__DESCRIPTION OF THE TASK__.
Copy all of the material below exactly.

=== AVAILABLE DATA ===

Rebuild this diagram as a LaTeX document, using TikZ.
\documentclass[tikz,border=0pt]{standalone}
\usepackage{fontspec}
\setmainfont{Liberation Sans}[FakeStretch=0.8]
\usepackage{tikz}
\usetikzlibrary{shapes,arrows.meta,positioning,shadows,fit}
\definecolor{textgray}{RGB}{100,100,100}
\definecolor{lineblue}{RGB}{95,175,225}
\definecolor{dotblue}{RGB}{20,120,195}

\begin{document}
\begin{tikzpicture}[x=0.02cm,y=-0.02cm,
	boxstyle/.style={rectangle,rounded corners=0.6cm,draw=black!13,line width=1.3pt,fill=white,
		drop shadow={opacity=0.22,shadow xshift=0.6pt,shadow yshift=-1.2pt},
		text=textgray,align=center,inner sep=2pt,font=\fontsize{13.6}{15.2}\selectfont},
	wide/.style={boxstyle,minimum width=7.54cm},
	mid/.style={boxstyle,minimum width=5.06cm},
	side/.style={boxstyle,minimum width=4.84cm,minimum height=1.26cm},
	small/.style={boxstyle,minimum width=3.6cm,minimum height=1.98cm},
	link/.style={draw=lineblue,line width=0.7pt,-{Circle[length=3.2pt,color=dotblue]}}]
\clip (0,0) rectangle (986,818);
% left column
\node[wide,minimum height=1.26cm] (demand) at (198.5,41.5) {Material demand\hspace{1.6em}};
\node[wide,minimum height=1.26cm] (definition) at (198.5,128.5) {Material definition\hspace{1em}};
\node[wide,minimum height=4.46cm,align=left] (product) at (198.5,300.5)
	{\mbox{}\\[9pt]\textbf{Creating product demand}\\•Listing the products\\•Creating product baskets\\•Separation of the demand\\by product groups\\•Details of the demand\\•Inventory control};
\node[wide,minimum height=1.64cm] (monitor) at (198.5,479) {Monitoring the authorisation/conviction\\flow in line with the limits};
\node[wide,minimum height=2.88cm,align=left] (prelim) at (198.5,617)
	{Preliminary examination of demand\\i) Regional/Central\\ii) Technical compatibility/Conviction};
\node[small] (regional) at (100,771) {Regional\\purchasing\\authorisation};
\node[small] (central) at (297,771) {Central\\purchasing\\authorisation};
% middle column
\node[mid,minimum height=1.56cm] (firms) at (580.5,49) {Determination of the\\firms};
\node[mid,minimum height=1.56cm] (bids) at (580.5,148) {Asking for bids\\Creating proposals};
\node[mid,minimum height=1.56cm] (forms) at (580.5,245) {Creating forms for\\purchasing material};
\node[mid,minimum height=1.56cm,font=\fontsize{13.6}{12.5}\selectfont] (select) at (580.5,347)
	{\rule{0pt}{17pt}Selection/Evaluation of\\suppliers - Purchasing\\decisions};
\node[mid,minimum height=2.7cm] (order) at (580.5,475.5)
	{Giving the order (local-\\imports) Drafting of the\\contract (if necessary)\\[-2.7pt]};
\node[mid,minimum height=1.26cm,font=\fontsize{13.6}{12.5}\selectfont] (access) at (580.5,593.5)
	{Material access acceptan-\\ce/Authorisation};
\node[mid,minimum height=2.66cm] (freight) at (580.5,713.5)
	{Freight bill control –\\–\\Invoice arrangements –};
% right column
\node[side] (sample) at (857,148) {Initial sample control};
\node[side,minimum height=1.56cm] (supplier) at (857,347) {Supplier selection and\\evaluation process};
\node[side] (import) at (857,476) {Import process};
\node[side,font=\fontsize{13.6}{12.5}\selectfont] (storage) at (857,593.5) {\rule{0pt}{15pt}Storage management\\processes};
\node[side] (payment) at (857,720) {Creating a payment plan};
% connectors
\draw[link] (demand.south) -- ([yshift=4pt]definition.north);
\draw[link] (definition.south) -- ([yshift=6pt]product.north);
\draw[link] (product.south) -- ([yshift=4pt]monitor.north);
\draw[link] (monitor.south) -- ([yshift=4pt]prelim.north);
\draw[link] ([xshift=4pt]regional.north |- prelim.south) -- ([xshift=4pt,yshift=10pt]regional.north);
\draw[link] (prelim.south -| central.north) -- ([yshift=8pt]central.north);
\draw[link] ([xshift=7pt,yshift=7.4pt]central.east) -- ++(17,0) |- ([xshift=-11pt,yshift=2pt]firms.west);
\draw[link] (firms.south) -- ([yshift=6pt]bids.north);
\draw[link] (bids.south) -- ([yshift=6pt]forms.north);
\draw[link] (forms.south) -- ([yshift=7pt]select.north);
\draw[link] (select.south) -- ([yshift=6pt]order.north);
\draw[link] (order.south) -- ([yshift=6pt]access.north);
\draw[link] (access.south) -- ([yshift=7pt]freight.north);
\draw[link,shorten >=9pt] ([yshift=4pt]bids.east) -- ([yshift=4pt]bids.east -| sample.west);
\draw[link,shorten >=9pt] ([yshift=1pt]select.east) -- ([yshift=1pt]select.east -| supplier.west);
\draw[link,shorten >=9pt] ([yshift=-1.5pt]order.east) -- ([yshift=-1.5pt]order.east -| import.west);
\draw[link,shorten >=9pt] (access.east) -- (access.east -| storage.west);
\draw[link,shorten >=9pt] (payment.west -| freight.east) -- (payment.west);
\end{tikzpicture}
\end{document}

===

__PROBLEM SOLUTION__.
Rebuild this diagram as a LaTeX document, using TikZ.
\documentclass[tikz,border=0pt]{standalone}
\usepackage{fontspec}
\setmainfont{Liberation Sans}[FakeStretch=0.8]
\usepackage{tikz}
\usetikzlibrary{shapes,arrows.meta,positioning,shadows,fit}
\definecolor{textgray}{RGB}{100,100,100}
\definecolor{lineblue}{RGB}{95,175,225}
\definecolor{dotblue}{RGB}{20,120,195}

\begin{document}
\begin{tikzpicture}[x=0.02cm,y=-0.02cm,
	boxstyle/.style={rectangle,rounded corners=0.6cm,draw=black!13,line width=1.3pt,fill=white,
		drop shadow={opacity=0.22,shadow xshift=0.6pt,shadow yshift=-1.2pt},
		text=textgray,align=center,inner sep=2pt,font=\fontsize{13.6}{15.2}\selectfont},
	wide/.style={boxstyle,minimum width=7.54cm},
	mid/.style={boxstyle,minimum width=5.06cm},
	side/.style={boxstyle,minimum width=4.84cm,minimum height=1.26cm},
	small/.style={boxstyle,minimum width=3.6cm,minimum height=1.98cm},
	link/.style={draw=lineblue,line width=0.7pt,-{Circle[length=3.2pt,color=dotblue]}}]
\clip (0,0) rectangle (986,818);
% left column
\node[wide,minimum height=1.26cm] (demand) at (198.5,41.5) {Material demand\hspace{1.6em}};
\node[wide,minimum height=1.26cm] (definition) at (198.5,128.5) {Material definition\hspace{1em}};
\node[wide,minimum height=4.46cm,align=left] (product) at (198.5,300.5)
	{\mbox{}\\[9pt]\textbf{Creating product demand}\\•Listing the products\\•Creating product baskets\\•Separation of the demand\\by product groups\\•Details of the demand\\•Inventory control};
\node[wide,minimum height=1.64cm] (monitor) at (198.5,479) {Monitoring the authorisation/conviction\\flow in line with the limits};
\node[wide,minimum height=2.88cm,align=left] (prelim) at (198.5,617)
	{Preliminary examination of demand\\i) Regional/Central\\ii) Technical compatibility/Conviction};
\node[small] (regional) at (100,771) {Regional\\purchasing\\authorisation};
\node[small] (central) at (297,771) {Central\\purchasing\\authorisation};
% middle column
\node[mid,minimum height=1.56cm] (firms) at (580.5,49) {Determination of the\\firms};
\node[mid,minimum height=1.56cm] (bids) at (580.5,148) {Asking for bids\\Creating proposals};
\node[mid,minimum height=1.56cm] (forms) at (580.5,245) {Creating forms for\\purchasing material};
\node[mid,minimum height=1.56cm,font=\fontsize{13.6}{12.5}\selectfont] (select) at (580.5,347)
	{\rule{0pt}{17pt}Selection/Evaluation of\\suppliers - Purchasing\\decisions};
\node[mid,minimum height=2.7cm] (order) at (580.5,475.5)
	{Giving the order (local-\\imports) Drafting of the\\contract (if necessary)\\[-2.7pt]};
\node[mid,minimum height=1.26cm,font=\fontsize{13.6}{12.5}\selectfont] (access) at (580.5,593.5)
	{Material access acceptan-\\ce/Authorisation};
\node[mid,minimum height=2.66cm] (freight) at (580.5,713.5)
	{Freight bill control –\\–\\Invoice arrangements –};
% right column
\node[side] (sample) at (857,148) {Initial sample control};
\node[side,minimum height=1.56cm] (supplier) at (857,347) {Supplier selection and\\evaluation process};
\node[side] (import) at (857,476) {Import process};
\node[side,font=\fontsize{13.6}{12.5}\selectfont] (storage) at (857,593.5) {\rule{0pt}{15pt}Storage management\\processes};
\node[side] (payment) at (857,720) {Creating a payment plan};
% connectors
\draw[link] (demand.south) -- ([yshift=4pt]definition.north);
\draw[link] (definition.south) -- ([yshift=6pt]product.north);
\draw[link] (product.south) -- ([yshift=4pt]monitor.north);
\draw[link] (monitor.south) -- ([yshift=4pt]prelim.north);
\draw[link] ([xshift=4pt]regional.north |- prelim.south) -- ([xshift=4pt,yshift=10pt]regional.north);
\draw[link] (prelim.south -| central.north) -- ([yshift=8pt]central.north);
\draw[link] ([xshift=7pt,yshift=7.4pt]central.east) -- ++(17,0) |- ([xshift=-11pt,yshift=2pt]firms.west);
\draw[link] (firms.south) -- ([yshift=6pt]bids.north);
\draw[link] (bids.south) -- ([yshift=6pt]forms.north);
\draw[link] (forms.south) -- ([yshift=7pt]select.north);
\draw[link] (select.south) -- ([yshift=6pt]order.north);
\draw[link] (order.south) -- ([yshift=6pt]access.north);
\draw[link] (access.south) -- ([yshift=7pt]freight.north);
\draw[link,shorten >=9pt] ([yshift=4pt]bids.east) -- ([yshift=4pt]bids.east -| sample.west);
\draw[link,shorten >=9pt] ([yshift=1pt]select.east) -- ([yshift=1pt]select.east -| supplier.west);
\draw[link,shorten >=9pt] ([yshift=-1.5pt]order.east) -- ([yshift=-1.5pt]order.east -| import.west);
\draw[link,shorten >=9pt] (access.east) -- (access.east -| storage.west);
\draw[link,shorten >=9pt] (payment.west -| freight.east) -- (payment.west);
\end{tikzpicture}
\end{document}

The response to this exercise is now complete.